Offense – As was mentioned before, offense is the big question mark for this team with the only returning starter being Dylan Donahue. His 50 goals a year ago put him in some elite company. It was the highest since the great Tom Marachek did it in 1991, and he was only fourth player since 1967 to score 50 or more goals in a season. If he manages to do it again this year, he’ll be only the first player since Gary Gait to do so two times in a career. Donahue is anything but a pure finisher, though. His versatile skill set is what already has him on the short list of potential Tewaraaton finalists by most in the lacrosse world. It is his senior year and he will be the leader.
Around Donahue are still plenty of familiar faces, even though they were not starters in 2015. Jordan Evans is the bearer of the fabled #22 jersey and is going to try to fill the shoes left by Kevin Rice the best he can. He has been battling the injury bug his whole career at Syracuse, but is going into this season at full health, so his expectations are sky high. Tim Barber is the other player who saw plenty of time in 2015 and spent time at both attack and midfield. Against Siena, Barber was running with the first midfield while Evans was at attack.
They also added a pair of transfers in Nick Mariano and Nick Piroli who will provide some immediate experience assuming they pick up the system quickly.
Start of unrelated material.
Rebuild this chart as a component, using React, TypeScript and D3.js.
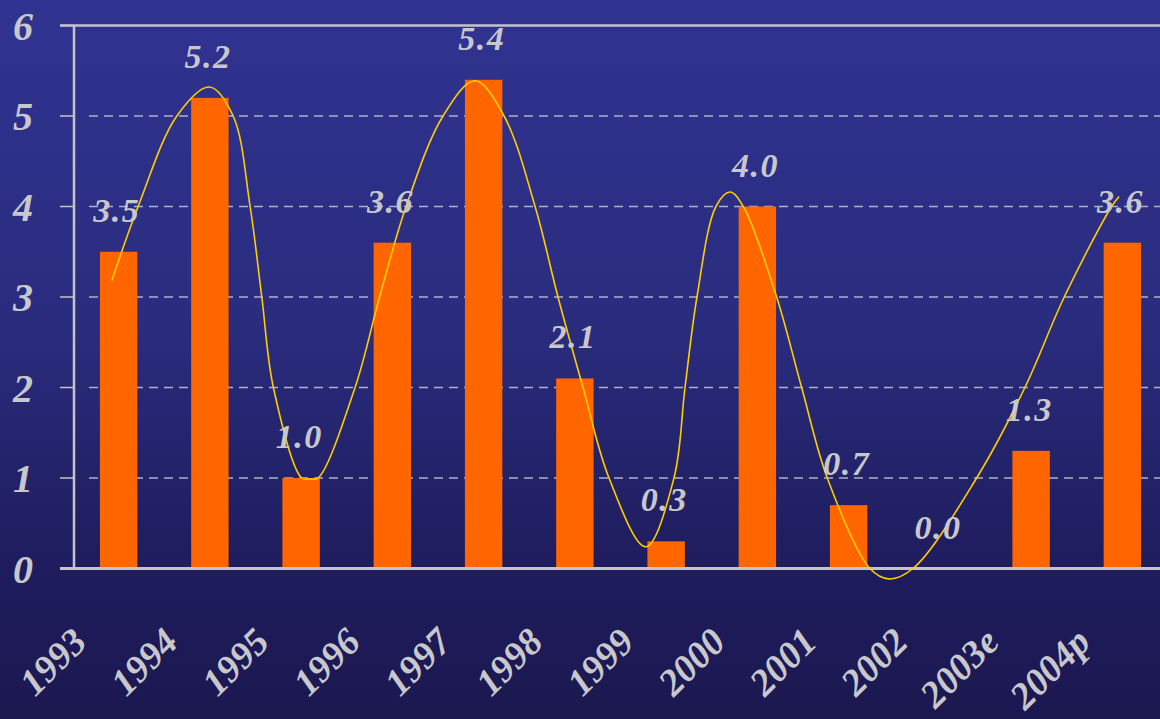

Piroli had the starting nod at attack while Mariano was on the first middie line.
Some of the players returning to the team who are hoping to expand their roles much more are Matt Lane, Sergio Salcido, Nick Weston, Ryan Simmons, Gale Thorpe, and Derek DeJoe. With the amount of offense Syracuse put up last season, nearly all of these players were able to see a good amount of time on the field. Weston was seeing a large amount of time in 2015, but was rotating in on the second line against Siena and was not in their first mix there. Lane is a 6’7″ 224 pound matchup nightmare who can play both attack and midfield, but ran with the second line of middies.
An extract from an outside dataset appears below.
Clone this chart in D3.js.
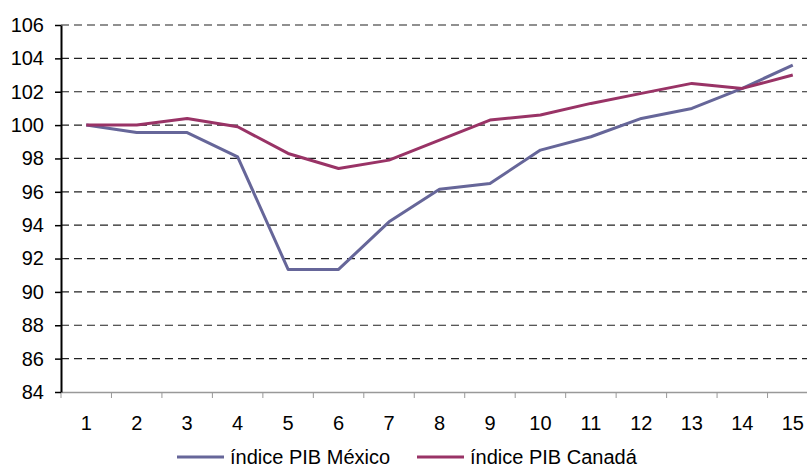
<!DOCTYPE html>
<html lang="es">
<head>
  <meta charset="UTF-8">
  <title>Índice PIB México vs Canadá</title>
  <script src="https://d3js.org/d3.v7.min.js"></script>
  <style>
    body { margin: 0; background: #fff; }
    svg text { font-family: "Liberation Sans", Arial, sans-serif; fill: #000; }
  </style>
</head>
<body>
  <div id="chart"></div>
  <script>
    // data
    const periods = [1, 2, 3, 4, 5, 6, 7, 8, 9, 10, 11, 12, 13, 14, 15];
    const mexico = [100, 99.55, 99.55, 98.1, 91.35, 91.35, 94.2, 96.15, 96.5, 98.5, 99.3, 100.4, 101.0, 102.2, 103.6];
    const canada = [100, 100, 100.4, 99.9, 98.3, 97.4, 97.9, 99.1, 100.3, 100.6, 101.3, 101.9, 102.5, 102.2, 103.0];
    const yTicks = [84, 86, 88, 90, 92, 94, 96, 98, 100, 102, 104, 106];
    const seriesNames = ["índice PIB México", "índice PIB Canadá"];
    const seriesColors = ["#666699", "#993366"];

    const width = 807, height = 468;
    const margin = { top: 25, left: 61, bottom: 76 };
    const plotW = 757, plotH = height - margin.top - margin.bottom;

    const svg = d3.select("#chart").append("svg")
      .attr("width", width)
      .attr("height", height);

    const g = svg.append("g")
      .attr("transform", `translate(${margin.left},${margin.top})`);

    const x = d3.scaleBand().domain(periods).range([0, plotW]);
    const y = d3.scaleLinear().domain([84, 106]).range([plotH, 0]);

    // dashed gridlines
    g.selectAll(".grid")
      .data(yTicks.filter(d => d !== 84))
      .enter().append("line")
      .attr("x1", 0).attr("x2", plotW)
      .attr("y1", d => y(d)).attr("y2", d => y(d))
      .attr("stroke", "#222")
      .attr("stroke-width", 1.2)
      .attr("stroke-dasharray", "8,5");

    // x axis
    const xAxis = g.append("g")
      .attr("transform", `translate(0,${plotH})`)
      .call(d3.axisBottom(x).tickSize(0).tickPadding(24));
    xAxis.select(".domain").attr("stroke", "#999").attr("stroke-width", 1.5);
    xAxis.selectAll("text").style("font-size", "20px");
    // tick marks on band boundaries
    g.selectAll(".xtick")
      .data(d3.range(periods.length + 1))
      .enter().append("line")
      .attr("x1", i => i * x.step()).attr("x2", i => i * x.step())
      .attr("y1", plotH).attr("y2", plotH + 6)
      .attr("stroke", "#999").attr("stroke-width", 1);

    // y axis
    const yAxis = g.append("g")
      .call(d3.axisLeft(y).tickValues(yTicks).tickSize(6).tickSizeOuter(0).tickPadding(11));
    yAxis.select(".domain").attr("stroke", "#000").attr("stroke-width", 2);
    yAxis.selectAll(".tick line").attr("stroke", "#000").attr("stroke-width", 1.5);
    yAxis.selectAll("text").style("font-size", "20px");

    // lines
    const line = d3.line()
      .x((d, i) => x(periods[i]) + x.bandwidth() / 2)
      .y(d => y(d));

    [mexico, canada].forEach((vals, i) => {
      g.append("path")
        .datum(vals)
        .attr("fill", "none")
        .attr("stroke", seriesColors[i])
        .attr("stroke-width", 3)
        .attr("stroke-linejoin", "round")
        .attr("d", line);
    });

    // legend
    const legendX = [177, 417];
    const legend = svg.selectAll(".legend")
      .data(seriesNames)
      .enter().append("g")
      .attr("transform", (d, i) => `translate(${legendX[i]},457)`);
    legend.append("line")
      .attr("x1", 0).attr("x2", 47)
      .attr("stroke", (d, i) => seriesColors[i])
      .attr("stroke-width", 3);
    legend.append("text")
      .attr("x", 53).attr("y", 7)
      .style("font-size", "20px")
      .text(d => d);
  </script>
</body>
</html>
DeJoe has been a man-up specialist who has been finding more and more time in even number sets as his career has moved along, this time he was on the first grouping of second line middies. Salcido has made his mark as a bit of a scout team hero, helping the defense prepare for the likes of Matt Kavanaugh and Joey Sankey due to his extreme quickness. He was the final piece of the first line of middies.
That was maybe a bit of a convoluted way to describe who was out there, so I’ll put it a little simpler. While the main starter sets were out there, the starting attack was Donahue, Evans, and Piroli. The first line of middies was Barber, Salcido, and Mariano. The second line of middies had several configurations, but the first group was Lane, DeJoe, and Simmons. Weston took Lane’s spot the next time this group came up. By the end of the game, the bench was virtually emptied, and plenty of other names had their shot. These middie lines are going to take some time to shake out. At attack, the main person rotating in was Gale Thorpe while the other starters were on the field. We may see him on some highlight reels this year.
Syracuse in 2016 – Big Picture
While a number of top 10 teams struggled early on, Cuse got an early lead, and dominated Siena from start to finish. Goaltending, defense, and face offs all looked like immediate points of strength, and the Orange offense delivered with Dylan Donhaue having a career day. As younger players step up, Cuse could certainly be on the path to glory in their 100th year as a program.